### Information shown
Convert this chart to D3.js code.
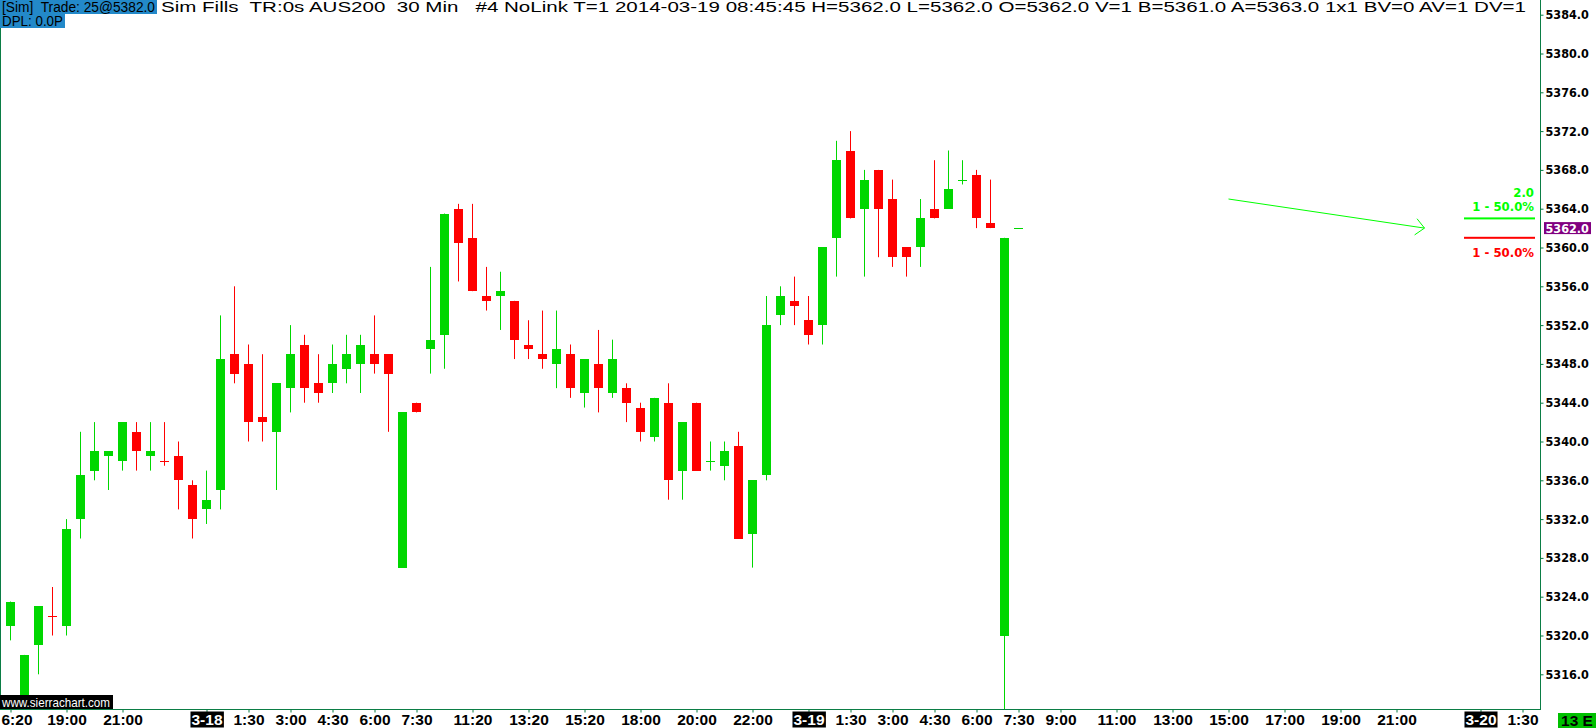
<!DOCTYPE html>
<html><head><meta charset="utf-8">
<script src="https://cdn.jsdelivr.net/npm/d3@7"></script>
<style>
html,body{margin:0;padding:0;background:#fff;overflow:hidden}
svg{display:block}
text{white-space:pre}
</style></head><body>
<svg id="c" width="1596" height="728"></svg>
<script>
// ---- data (AUS200, 30 Min bars) ----
const opens  = [5321,5313,5319,5322,5321,5332,5337,5338.5,5338,5341,5338.5,5338,5338.5,5335.5,5333,5335,5349,5348,5342.5,5341,5345.5,5350,5346,5346,5347.5,5348,5349,5349,5327,5344,5349.5,5351,5364,5361,5355,5355,5354.5,5350,5349,5348,5349,5345,5348,5345,5345.5,5343.5,5340.5,5344,5337,5344,5338,5337.5,5339.5,5330.5,5336.5,5353,5354.5,5352.5,5352,5361,5370,5364,5368,5365,5360,5360,5364,5364,5367,5367.5,5362.5,5320,5362];
const highs  = [5323.5,5318,5323,5325,5332,5341,5342,5339,5342,5342,5342,5342,5340,5336,5337,5353,5356,5350,5349,5346,5352,5351,5349,5350,5351,5351,5353,5349,5343,5344,5358,5363.5,5364.5,5364.5,5358,5357.5,5354.5,5352.5,5353.5,5353.5,5350,5348.5,5351.5,5350.5,5346,5344,5344.5,5346,5342,5344,5340,5340,5341,5336,5355,5356,5357,5355,5360,5371,5372,5368,5368,5367,5360,5365,5369,5370,5369,5368,5367,5361,5362];
const lows   = [5319.5,5312,5316,5320,5320,5330,5336,5335,5337,5337,5337,5337.5,5333,5330,5331.5,5333,5346,5340,5340,5335,5343,5344,5344,5345,5346,5345,5347,5341,5327,5343,5347,5347.5,5356.5,5355.5,5353.5,5351.5,5348.5,5348.5,5347.5,5345.5,5344.5,5343.5,5343,5344.5,5342,5340,5340,5334,5334,5337,5337,5336,5330,5327,5336,5352,5352,5350,5350,5357,5363,5357,5359,5358,5357,5358,5363,5364,5366.5,5362,5362,5312,5362];
const closes = [5323.5,5318,5323,5322,5331,5336.5,5339,5339,5342,5339,5339,5338,5336,5332,5334,5348.5,5347,5342,5342,5346,5349,5345.5,5345,5348,5349,5350,5348,5347,5343,5343,5350.5,5363.5,5360.5,5355.5,5354.5,5355.5,5350.5,5349.5,5348.5,5349.5,5345.5,5348.5,5345.5,5348.5,5344,5341,5344.5,5336,5342,5337,5338,5339,5330,5336,5352,5355,5354,5351,5360,5369,5363,5367,5364,5359,5359,5363,5363,5366,5367,5363,5362,5361,5362];

const xTickIndex  = [0,4,8,14,17,20,23,26,29,33,37,41,45,49,53,57,60,63,66,69,72,75,79,83,87,91,95,99,105,108];
const xTickLabels = ["6:20","19:00","21:00","3-18","1:30","3:00","4:30","6:00","7:30","11:20","13:20","15:20","18:00","20:00","22:00","3-19","1:30","3:00","4:30","6:00","7:30","9:00","11:00","13:00","15:00","17:00","19:00","21:00","3-20","1:30"];
const yTickValues = [5316,5320,5324,5328,5332,5336,5340,5344,5348,5352,5356,5360,5364,5368,5372,5376,5380,5384];

const lastPrice = 5362.0;
const targetPrice = 5363.0, stopPrice = 5361.0;
const arrowFrom = {i:87, p:5365}, arrowTo = {i:101, p:5362};

const headerLine1a = "[Sim]  Trade: 25@5382.0";
const headerLine1b = "Sim Fills  TR:0s AUS200  30 Min   #4 NoLink T=1 2014-03-19 08:45:45 H=5362.0 L=5362.0 O=5362.0 V=1 B=5361.0 A=5363.0 1x1 BV=0 AV=1 DV=1";
const headerLine2 = "DPL: 0.0P";

// ---- layout ----
const W = 1596, H = 728;
const plotRight = 1540, plotBottom = 709;
const GREEN = "#00d700", RED = "#ff0000", FRAME = "#0b7d45";

const svg = d3.select("#c");
svg.append("rect").attr("width", W).attr("height", H).attr("fill", "#fff");

const x = d3.scaleLinear().domain([0, 108]).range([10.5, 1522.5]);
const y = d3.scaleLinear().domain([5316, 5384]).range([674.3, 14.7]);

svg.append("clipPath").attr("id", "plotClip").append("rect")
  .attr("x", 0).attr("y", 0).attr("width", plotRight).attr("height", plotBottom);

const plot = svg.append("g").attr("clip-path", "url(#plotClip)");

const bars = d3.range(opens.length).map(i => ({
  i, o: opens[i], h: highs[i], l: lows[i], c: closes[i],
  up: closes[i] > opens[i] ? true : closes[i] < opens[i] ? false : (i === 0 || closes[i] >= closes[i-1])
}));

const bw = 9;
const cg = plot.append("g");
cg.selectAll("rect.wick").data(bars).join("rect").attr("class", "wick")
  .attr("x", d => x(d.i) - 0.5).attr("width", 1)
  .attr("y", d => y(d.h)).attr("height", d => Math.max(0, y(d.l) - y(d.h)))
  .attr("fill", d => d.up ? GREEN : RED);
cg.selectAll("rect.body").data(bars).join("rect").attr("class", "body")
  .attr("x", d => x(d.i) - bw / 2).attr("width", bw)
  .attr("y", d => Math.round(y(Math.max(d.o, d.c))))
  .attr("height", d => Math.max(1, Math.round(y(Math.min(d.o, d.c))) - Math.round(y(Math.max(d.o, d.c)))))
  .attr("fill", d => d.up ? GREEN : RED);

// arrow annotation
const ax1 = x(arrowFrom.i), ay1 = y(arrowFrom.p), ax2 = x(arrowTo.i), ay2 = y(arrowTo.p);
const ang = Math.atan2(ay2 - ay1, ax2 - ax1);
const ag = plot.append("g").attr("stroke", "#00ff00").attr("stroke-width", 1).attr("fill", "none");
ag.append("line").attr("x1", ax1).attr("y1", ay1).attr("x2", ax2).attr("y2", ay2);
[ang + Math.PI - 0.75, ang + Math.PI + 0.75].forEach(a => {
  ag.append("line").attr("x1", ax2).attr("y1", ay2)
    .attr("x2", ax2 + 12 * Math.cos(a)).attr("y2", ay2 + 12 * Math.sin(a));
});

// target / stop lines
const tl = svg.append("g");
tl.append("rect").attr("x", 1464).attr("width", 71).attr("y", y(targetPrice) - 1).attr("height", 2).attr("fill", "#00ff00");
tl.append("rect").attr("x", 1464).attr("width", 71).attr("y", y(stopPrice) - 1).attr("height", 2).attr("fill", "#ff0000");
const tf = "DejaVu Sans Condensed, sans-serif";
tl.append("text").attr("x", 1534).attr("y", y(targetPrice) - 26).attr("text-anchor", "end").attr("dominant-baseline", "central")
  .attr("font-family", tf).attr("font-weight", "bold").attr("font-size", 13).attr("fill", "#00ff00").text("2.0");
tl.append("text").attr("x", 1534).attr("y", y(targetPrice) - 12).attr("text-anchor", "end").attr("dominant-baseline", "central")
  .attr("font-family", tf).attr("font-weight", "bold").attr("font-size", 13).attr("fill", "#00ff00").text("1 - 50.0%");
tl.append("text").attr("x", 1534).attr("y", y(stopPrice) + 15).attr("text-anchor", "end").attr("dominant-baseline", "central")
  .attr("font-family", tf).attr("font-weight", "bold").attr("font-size", 13).attr("fill", "#ff0000").text("1 - 50.0%");

// frame
svg.append("rect").attr("x", 0).attr("y", 0).attr("width", 1).attr("height", plotBottom).attr("fill", FRAME);
svg.append("rect").attr("x", plotRight).attr("y", 0).attr("width", 1).attr("height", plotBottom + 1).attr("fill", FRAME);
svg.append("rect").attr("x", 0).attr("y", plotBottom).attr("width", plotRight + 1).attr("height", 1).attr("fill", FRAME);

// y axis
const yAxis = d3.axisRight(y).tickValues(yTickValues).tickFormat(d => d.toFixed(1)).tickSize(3).tickPadding(2);
const yg = svg.append("g").attr("transform", `translate(${plotRight + 0.5},0)`).call(yAxis);
yg.select(".domain").remove();
yg.selectAll(".tick line").attr("stroke", FRAME);
yg.selectAll(".tick text").attr("font-family", tf).attr("font-weight", "bold").attr("font-size", 12.5).attr("fill", "#000");

// last price box
const lp = svg.append("g");
lp.append("rect").attr("x", 1544).attr("y", y(lastPrice) - 6).attr("width", 47).attr("height", 12).attr("fill", "#800080");
lp.append("text").attr("x", 1545.5).attr("y", y(lastPrice)).attr("dominant-baseline", "central")
  .attr("font-family", tf).attr("font-weight", "bold").attr("font-size", 12.5).attr("fill", "#fff").text(lastPrice.toFixed(1));

// x axis
const xf = "Liberation Sans Narrow, sans-serif";
const xAxis = d3.axisBottom(x).tickValues(xTickIndex).tickFormat((d, k) => xTickLabels[k]).tickSize(3).tickPadding(3);
const xg = svg.append("g").attr("transform", `translate(0,${plotBottom + 0.5})`).call(xAxis);
xg.select(".domain").remove();
xg.selectAll(".tick line").attr("stroke", FRAME);
xg.selectAll(".tick text").attr("font-family", xf).attr("font-weight", "bold").attr("font-size", 15.5).attr("fill", "#000")
  .attr("dy", null).attr("y", 9.5).attr("dominant-baseline", "central");
xg.selectAll(".tick").each(function(d, k) {
  const t = d3.select(this).select("text");
  const bb = t.node().getBBox();
  const tx = x(d) + bb.x;
  if (tx < 1) t.attr("x", 1 - tx);
  if (xTickLabels[k].includes("-")) {
    d3.select(this).insert("rect", "text").attr("x", bb.x - 1).attr("y", 2).attr("width", bb.width + 2).attr("height", 16).attr("fill", "#000");
    t.attr("fill", "#fff");
  }
});

// bottom-right box
svg.append("rect").attr("x", 1558).attr("y", 713).attr("width", 38).attr("height", 15).attr("fill", "#00c000");
svg.append("text").attr("x", 1577).attr("y", 720.5).attr("text-anchor", "middle").attr("dominant-baseline", "central")
  .attr("font-family", xf).attr("font-weight", "bold").attr("font-size", 15.5).attr("fill", "#000").text("13 E");

// watermark
svg.append("rect").attr("x", 0).attr("y", 695).attr("width", 113).attr("height", 14).attr("fill", "#000");
svg.append("text").attr("x", 2).attr("y", 702).attr("dominant-baseline", "central")
  .attr("font-family", xf).attr("font-size", 13).attr("fill", "#fff").attr("textLength", 108).attr("lengthAdjust", "spacingAndGlyphs").text("www.sierrachart.com");

// header
const hf = "Liberation Sans Narrow, sans-serif";
svg.append("rect").attr("x", 0).attr("y", 0).attr("width", 157).attr("height", 14).attr("fill", "#2389c9");
svg.append("rect").attr("x", 0).attr("y", 14).attr("width", 65).attr("height", 14).attr("fill", "#2389c9");
svg.append("text").attr("x", 2).attr("y", 7).attr("dominant-baseline", "central").attr("font-family", hf).attr("font-size", 14)
  .attr("fill", "#000").attr("textLength", 153).attr("lengthAdjust", "spacingAndGlyphs").text(headerLine1a);
svg.append("text").attr("x", 161).attr("y", 7).attr("dominant-baseline", "central").attr("font-family", hf).attr("font-size", 14)
  .attr("fill", "#000").attr("textLength", 1365).attr("lengthAdjust", "spacingAndGlyphs").text(headerLine1b);
svg.append("text").attr("x", 2).attr("y", 21).attr("dominant-baseline", "central").attr("font-family", hf).attr("font-size", 14)
  .attr("fill", "#000").attr("textLength", 61).attr("lengthAdjust", "spacingAndGlyphs").text(headerLine2);
</script>
</body></html>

### Exercise details
Each line that contains the string "this" counts once; say how many there are and nothing else.

### Exercise result
3